One Year On, is No Man’s Sky Finally the Game that Players Want?

Well…it’s getting there.

No Man’s Sky recently celebrated its first birthday. And according to the game’s most recent update, there it may just be something worth celebrating. You may recall that last year at this very same time, No Man’s Sky was in the midst of nothing short of a debacle, with players decrying the game as nothing remotely like the game they were readily and repeatedly promised.  It would be months before the game’s negative buzz quietly fizzled away. But even as the fizzling was, well, fizzling, Hello Games had an ace up its sleeve – namely, updates. A quick search reveals that since August 2016, the game has received over a dozen updates, three of which (“Foundation,” “Pathfinder” and the latest “Atlas Rises”) added significantly to the game’s core experience.

While I’ve still not laid hands on the game myself, having preferred to watch other players, I’ve been interested in the game’s evolution nonetheless. Because rather than become a forgotten footnote, Hello Games has done quite a bit of work in keeping players invested. And in a rather miraculous way, No Man’s Sky has gone from being the end of a bad joke to the start of a good conversation.
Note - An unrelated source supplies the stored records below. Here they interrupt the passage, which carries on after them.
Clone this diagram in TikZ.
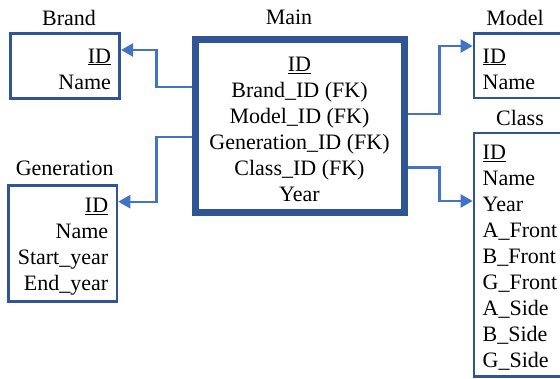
\documentclass[tikz,border=0pt]{standalone}
\usepackage{fontspec}
\setmainfont{Liberation Serif}
\newfontfamily\tblfont{Liberation Serif}
\usepackage{tikz}
\usetikzlibrary{arrows.meta}

\definecolor{boxblue}{RGB}{47,85,151}
\definecolor{linkblue}{RGB}{68,114,196}
\newcommand\toprow{\rule{0pt}{21pt}}

\tikzset{
  tbl/.style={draw=boxblue,line width=2.7pt,inner xsep=8.7pt,inner ysep=0pt,font=\tblfont\fontsize{22}{26}\selectfont},
  ttl/.style={inner sep=0pt,font=\tblfont\fontsize{22}{26}\selectfont},
  link/.style={draw=linkblue,line width=2.3pt,-{Triangle[length=12pt,width=13pt]}},
}

\begin{document}
\begin{tikzpicture}[x=1pt,y=-1pt]
			\useasboundingbox (0,0) rectangle (560,379);
			\clip (0,0) rectangle (560,379);
			% tables
			\node[tbl,text width=92pt,align=right,minimum height=65pt] (brand) at (65,65.8) {\toprow\underline{ID}\\Name};
			\node[tbl,text width=91pt,align=right,minimum height=116pt] (generation) at (62.7,243.5) {\toprow\underline{ID}\\Name\\Start\_year\\End\_year};
			\node[tbl,line width=7pt,align=center,minimum width=209pt,minimum height=173pt] (main) at (299.5,126) {\toprow\underline{ID}\\Brand\_ID (FK)\\Model\_ID (FK)\\Generation\_ID (FK)\\Class\_ID (FK)\\Year};
			\node[tbl,text width=80.6pt,align=left,minimum height=64.5pt] (model) at (523,65.75) {\toprow\underline{ID}\\Name};
			\node[tbl,text width=80.6pt,align=left,minimum height=243.7pt] (class) at (523,254.85) {\toprow\underline{ID}\\Name\\Year\\A\_Front\\B\_Front\\G\_Front\\A\_Side\\B\_Side\\G\_Side};
			% titles
			\node[ttl] (brandttl) at (69,17.5) {Brand};
			\node[ttl] (mainttl) at (289,17.5) {Main};
			\node[ttl] (modelttl) at (515,17.5) {Model};
			\node[ttl] (classttl) at (520,117.5) {Class};
			\node[ttl] (generationttl) at (64.7,168.5) {Generation};
			% links
			\draw[link] ([yshift=39.3pt]main.west) -- ++(-35,0) |- ([yshift=15.8pt]brand.east);
			\draw[link] ([yshift=-11.3pt]main.west) -- ++(-35,0) |- ([yshift=41.8pt]generation.east);
			\draw[link] ([yshift=12pt]main.east) -- ++(32,0) |- ([yshift=19.75pt]model.west);
			\draw[link] ([yshift=-41.5pt]main.east) -- ++(32,0) |- ([yshift=53.85pt]class.west);
		\end{tikzpicture}
\end{document}
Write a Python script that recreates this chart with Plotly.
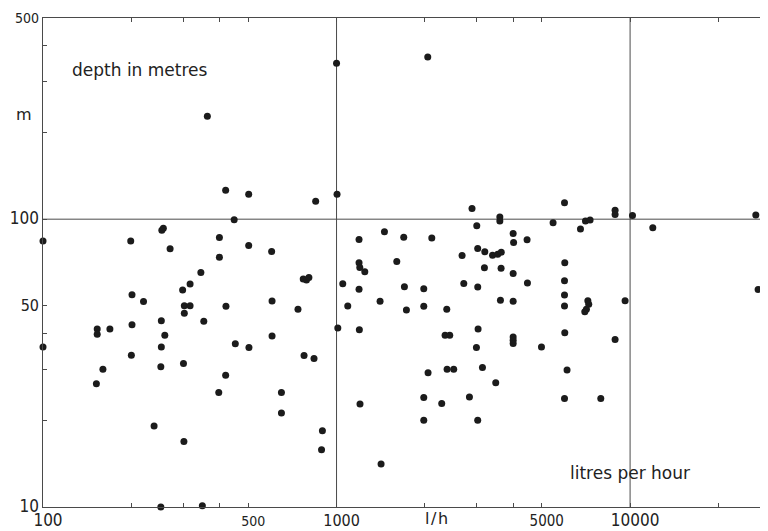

If we can use Steam for a moment as a litmus test, the game’s recent reviews there have been “mostly positive.” That’s quite a switch from the “mostly negative” reviews that held the capture captive for some time. Even just looking online generally, not only are people playing No Man’s Sky again, but they’re saying generally good things about it.

And I had to admit that after seeing this latest update, “Atlas Rises,” the game hardly looks like the things that we loaded onto our PS4 a year ago.

It’s hard for me to quantify the changes, but, the fact is that now, the game looks good. Not that it necessarily looked “bad” before, but the planets look much more lush and inviting. Character interactions seem much more fulfilling, and there seem to be better paths to uncovering the game’s lore. And the new updates, “Atlas Rises” included, appear to build greatly upon the simple notion of giving players things to do, from crafting homes to completing actual missions. Certainly, the game isn’t perfect – slow progression is still a problem, dreadful inventory management remains, and promised in-game multiplayer has yet to be realized – but the fact remains that No Man’s Sky on August 2017 is a far cry from No Man’s Sky of August 2016. And it’s likely that Hello Games isn’t done yet, so who knows that No Man’s Sky of August 2018 will look like!


It’s clear now that Hello Games had a perfect vision of No Man’s Sky a year ago but wasn’t able to truly deliver on it then. With time and effort, the game has evolved into something closer to what everyone was promised, but it still has plenty of road to travel. If you’ve been playing it since day one, what do you think of the game now? If you avoided the game like the plague last year, might it be looking more enticing this year? Let us know in the comments!

(Article source: The Guardian)

Lede image by Flickr user Eric Schweichler (CC BY-NC-SA 2.0)

7 Comments Add yours

  1. It does look good! I’m glad they didn’t give up on it, because it had a lot of potential and I really did enjoy exploring the first planet. And I’d be on board again if it hadn’t taken me two real hours to get from the first planet to the second… they promise faster travel, but is it later in the game? I’d be willing to try again, but I don’t have two hours to spend babysitting my television….

    Liked by 1 person

    1. cary says:

      Wow, 2 hours! I don’t think I’ve watched any footage where it’s taken that long to get from one planet to another…though there could be video editing at play with some folks. I haven’t seen anything that’s said the planetary travel has been improved, but maybe they have, especially with all the nice things people are saying about the game now? With all the improvements, and even if the game looks and plays better, if not fixed, that would seem like big drawback.

      Liked by 1 person

      1. I sure hope so! I mean, I wish I could say it was “user error” but I can’t think of anything I might have messed up! I’ll have to tentatively try again….

        Like

  2. Kariyanine says:

    I’m one of those that got it when it released but was disappointed in what was delivered and fell off. To note: I didn’t hate it, it was just less than impressive for me. I keep hearing about the improvements that they have made and they sound great but I think maybe my time with it is passed. If they had released this last year it would maybe have sung a different tune but I’m not sure I want to go back.

    Liked by 1 person

    1. cary says:

      That’s understandable. I can see that it might not be the most desirable game to revisit, despite the updates. Guess it’s nice to know that if ever the feeling does return, that maybe the experience may be more likely to be a worthwhile one.

      Liked by 1 person

  3. Imtiaz Ahmed says:

    I’m very happy Hello Games stuck to NMS. When it launched, I didn’t hate the game, it just felt a bit pointless at times. I’m still going to wait a bit before jumping back in though. I want to see what else will be added later down the road before I get back k into it.

    Liked by 1 person

    1. cary says:

      That’s a good idea, especially since it seems that there’s likely more to come. In a day and age when it’s all too easy for a studio to give up on one thing and move onto another, it’s good to see one sticking to its guns. It’d be nice to see NMS only get better and better.